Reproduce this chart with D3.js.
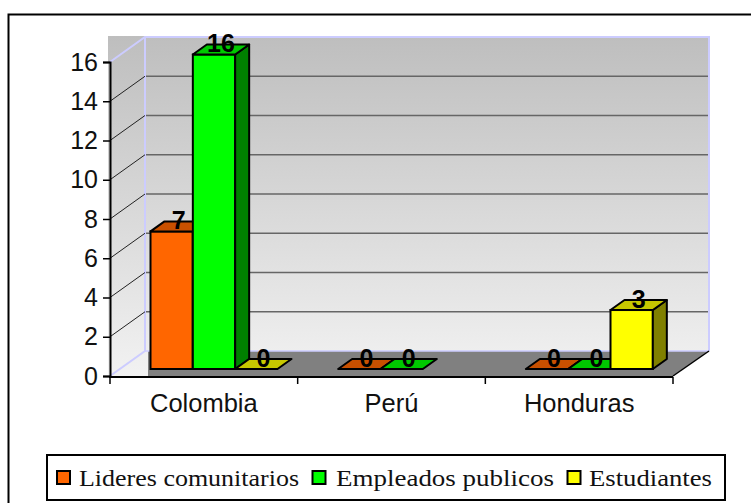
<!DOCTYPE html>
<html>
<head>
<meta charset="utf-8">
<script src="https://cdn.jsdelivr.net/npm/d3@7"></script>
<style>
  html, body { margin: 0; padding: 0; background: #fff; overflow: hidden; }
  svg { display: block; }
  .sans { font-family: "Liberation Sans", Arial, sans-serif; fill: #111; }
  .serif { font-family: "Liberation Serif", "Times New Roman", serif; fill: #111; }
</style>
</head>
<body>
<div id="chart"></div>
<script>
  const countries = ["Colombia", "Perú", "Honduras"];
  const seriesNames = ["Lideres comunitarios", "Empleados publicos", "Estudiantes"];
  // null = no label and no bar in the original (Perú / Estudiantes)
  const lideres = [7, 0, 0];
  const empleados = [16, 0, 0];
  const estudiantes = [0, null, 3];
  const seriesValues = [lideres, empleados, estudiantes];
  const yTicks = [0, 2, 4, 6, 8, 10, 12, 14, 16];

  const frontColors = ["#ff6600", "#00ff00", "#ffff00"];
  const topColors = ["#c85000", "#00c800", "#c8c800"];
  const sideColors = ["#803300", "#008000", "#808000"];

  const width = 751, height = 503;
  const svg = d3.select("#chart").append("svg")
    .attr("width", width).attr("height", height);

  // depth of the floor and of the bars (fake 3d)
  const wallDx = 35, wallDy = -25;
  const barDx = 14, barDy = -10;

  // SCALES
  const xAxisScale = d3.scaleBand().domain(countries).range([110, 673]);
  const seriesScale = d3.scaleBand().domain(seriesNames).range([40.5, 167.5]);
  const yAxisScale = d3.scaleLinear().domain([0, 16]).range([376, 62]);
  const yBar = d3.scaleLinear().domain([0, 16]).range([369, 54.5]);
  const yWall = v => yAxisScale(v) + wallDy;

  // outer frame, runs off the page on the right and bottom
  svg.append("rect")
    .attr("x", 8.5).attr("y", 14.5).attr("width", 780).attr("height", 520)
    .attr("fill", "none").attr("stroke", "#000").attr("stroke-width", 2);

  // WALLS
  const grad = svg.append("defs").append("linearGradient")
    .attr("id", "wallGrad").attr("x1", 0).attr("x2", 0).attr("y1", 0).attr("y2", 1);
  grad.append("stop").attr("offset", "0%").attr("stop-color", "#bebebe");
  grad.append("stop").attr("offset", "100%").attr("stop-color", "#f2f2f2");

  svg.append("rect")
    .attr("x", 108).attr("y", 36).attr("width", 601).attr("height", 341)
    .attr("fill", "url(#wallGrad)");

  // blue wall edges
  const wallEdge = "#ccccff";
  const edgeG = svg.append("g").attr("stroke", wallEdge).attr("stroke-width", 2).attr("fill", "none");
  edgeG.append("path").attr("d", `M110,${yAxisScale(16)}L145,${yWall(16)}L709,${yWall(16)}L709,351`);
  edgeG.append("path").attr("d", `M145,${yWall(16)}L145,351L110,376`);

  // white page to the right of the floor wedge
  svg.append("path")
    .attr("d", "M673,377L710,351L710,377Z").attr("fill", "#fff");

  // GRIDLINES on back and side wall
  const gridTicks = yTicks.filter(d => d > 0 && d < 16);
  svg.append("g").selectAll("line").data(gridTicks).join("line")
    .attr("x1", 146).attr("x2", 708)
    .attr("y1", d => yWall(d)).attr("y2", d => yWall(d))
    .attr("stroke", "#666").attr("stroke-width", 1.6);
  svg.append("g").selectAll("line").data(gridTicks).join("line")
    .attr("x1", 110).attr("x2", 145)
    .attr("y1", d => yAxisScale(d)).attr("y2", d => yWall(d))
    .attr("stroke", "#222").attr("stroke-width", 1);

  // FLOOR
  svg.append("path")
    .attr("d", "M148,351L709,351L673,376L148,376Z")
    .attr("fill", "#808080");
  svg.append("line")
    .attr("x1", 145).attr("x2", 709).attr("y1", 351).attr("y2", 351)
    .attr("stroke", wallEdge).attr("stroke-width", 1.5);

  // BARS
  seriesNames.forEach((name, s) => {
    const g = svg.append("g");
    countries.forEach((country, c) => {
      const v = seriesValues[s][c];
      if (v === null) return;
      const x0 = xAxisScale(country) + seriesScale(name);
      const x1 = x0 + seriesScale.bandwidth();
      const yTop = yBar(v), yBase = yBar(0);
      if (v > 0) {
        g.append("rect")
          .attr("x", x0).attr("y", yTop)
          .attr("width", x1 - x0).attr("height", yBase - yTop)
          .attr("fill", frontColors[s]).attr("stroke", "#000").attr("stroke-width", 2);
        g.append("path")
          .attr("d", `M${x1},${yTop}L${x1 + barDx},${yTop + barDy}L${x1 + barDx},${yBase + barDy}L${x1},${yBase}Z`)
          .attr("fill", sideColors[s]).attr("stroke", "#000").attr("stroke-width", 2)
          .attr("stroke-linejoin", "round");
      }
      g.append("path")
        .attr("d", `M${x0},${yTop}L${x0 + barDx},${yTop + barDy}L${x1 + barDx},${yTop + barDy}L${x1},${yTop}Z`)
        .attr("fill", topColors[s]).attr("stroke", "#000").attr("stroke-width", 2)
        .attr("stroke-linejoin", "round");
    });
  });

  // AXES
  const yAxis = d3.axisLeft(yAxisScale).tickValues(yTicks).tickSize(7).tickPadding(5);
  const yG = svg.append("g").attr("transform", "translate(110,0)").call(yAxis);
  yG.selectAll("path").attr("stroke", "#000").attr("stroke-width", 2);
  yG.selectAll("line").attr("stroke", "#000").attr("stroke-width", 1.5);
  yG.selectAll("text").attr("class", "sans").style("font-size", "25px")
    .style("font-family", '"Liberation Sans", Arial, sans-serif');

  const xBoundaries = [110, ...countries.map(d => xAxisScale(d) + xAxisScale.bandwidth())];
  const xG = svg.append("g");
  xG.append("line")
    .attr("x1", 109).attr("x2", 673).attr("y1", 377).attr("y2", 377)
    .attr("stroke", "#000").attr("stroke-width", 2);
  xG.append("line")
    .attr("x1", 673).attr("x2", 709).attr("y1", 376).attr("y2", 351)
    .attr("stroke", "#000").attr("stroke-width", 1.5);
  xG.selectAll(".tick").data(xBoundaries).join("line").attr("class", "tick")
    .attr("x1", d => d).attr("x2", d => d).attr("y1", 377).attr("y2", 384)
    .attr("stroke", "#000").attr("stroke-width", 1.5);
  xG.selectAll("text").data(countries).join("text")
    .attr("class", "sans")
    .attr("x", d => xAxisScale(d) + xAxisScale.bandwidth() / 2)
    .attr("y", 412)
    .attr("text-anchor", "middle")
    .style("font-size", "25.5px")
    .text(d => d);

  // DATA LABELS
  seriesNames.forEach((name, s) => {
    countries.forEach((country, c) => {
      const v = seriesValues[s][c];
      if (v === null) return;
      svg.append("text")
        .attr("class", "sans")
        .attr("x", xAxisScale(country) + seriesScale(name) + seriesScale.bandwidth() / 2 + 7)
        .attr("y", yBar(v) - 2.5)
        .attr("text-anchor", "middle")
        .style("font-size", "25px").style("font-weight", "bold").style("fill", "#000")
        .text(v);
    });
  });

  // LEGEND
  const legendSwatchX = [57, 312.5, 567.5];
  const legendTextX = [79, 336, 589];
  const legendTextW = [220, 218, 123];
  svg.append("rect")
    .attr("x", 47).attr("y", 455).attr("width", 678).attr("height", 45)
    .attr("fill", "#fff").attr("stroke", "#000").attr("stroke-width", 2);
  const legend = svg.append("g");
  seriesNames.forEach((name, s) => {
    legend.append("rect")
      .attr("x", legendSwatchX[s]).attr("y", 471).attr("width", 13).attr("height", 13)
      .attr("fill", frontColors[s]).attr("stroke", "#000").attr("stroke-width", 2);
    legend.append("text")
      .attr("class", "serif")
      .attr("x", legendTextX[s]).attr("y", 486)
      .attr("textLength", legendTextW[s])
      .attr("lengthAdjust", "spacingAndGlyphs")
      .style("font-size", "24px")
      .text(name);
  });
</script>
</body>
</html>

*WHAT TO PRODUCE*
Write out, word for word, the lines from the start of the data through the one holding "12, 14, 16];". Omit pictures.

*TASK SOLUTION*
Reproduce this chart with D3.js.
<!DOCTYPE html>
<html>
<head>
<meta charset="utf-8">
<script src="https://cdn.jsdelivr.net/npm/d3@7"></script>
<style>
  html, body { margin: 0; padding: 0; background: #fff; overflow: hidden; }
  svg { display: block; }
  .sans { font-family: "Liberation Sans", Arial, sans-serif; fill: #111; }
  .serif { font-family: "Liberation Serif", "Times New Roman", serif; fill: #111; }
</style>
</head>
<body>
<div id="chart"></div>
<script>
  const countries = ["Colombia", "Perú", "Honduras"];
  const seriesNames = ["Lideres comunitarios", "Empleados publicos", "Estudiantes"];
  // null = no label and no bar in the original (Perú / Estudiantes)
  const lideres = [7, 0, 0];
  const empleados = [16, 0, 0];
  const estudiantes = [0, null, 3];
  const seriesValues = [lideres, empleados, estudiantes];
  const yTicks = [0, 2, 4, 6, 8, 10, 12, 14, 16];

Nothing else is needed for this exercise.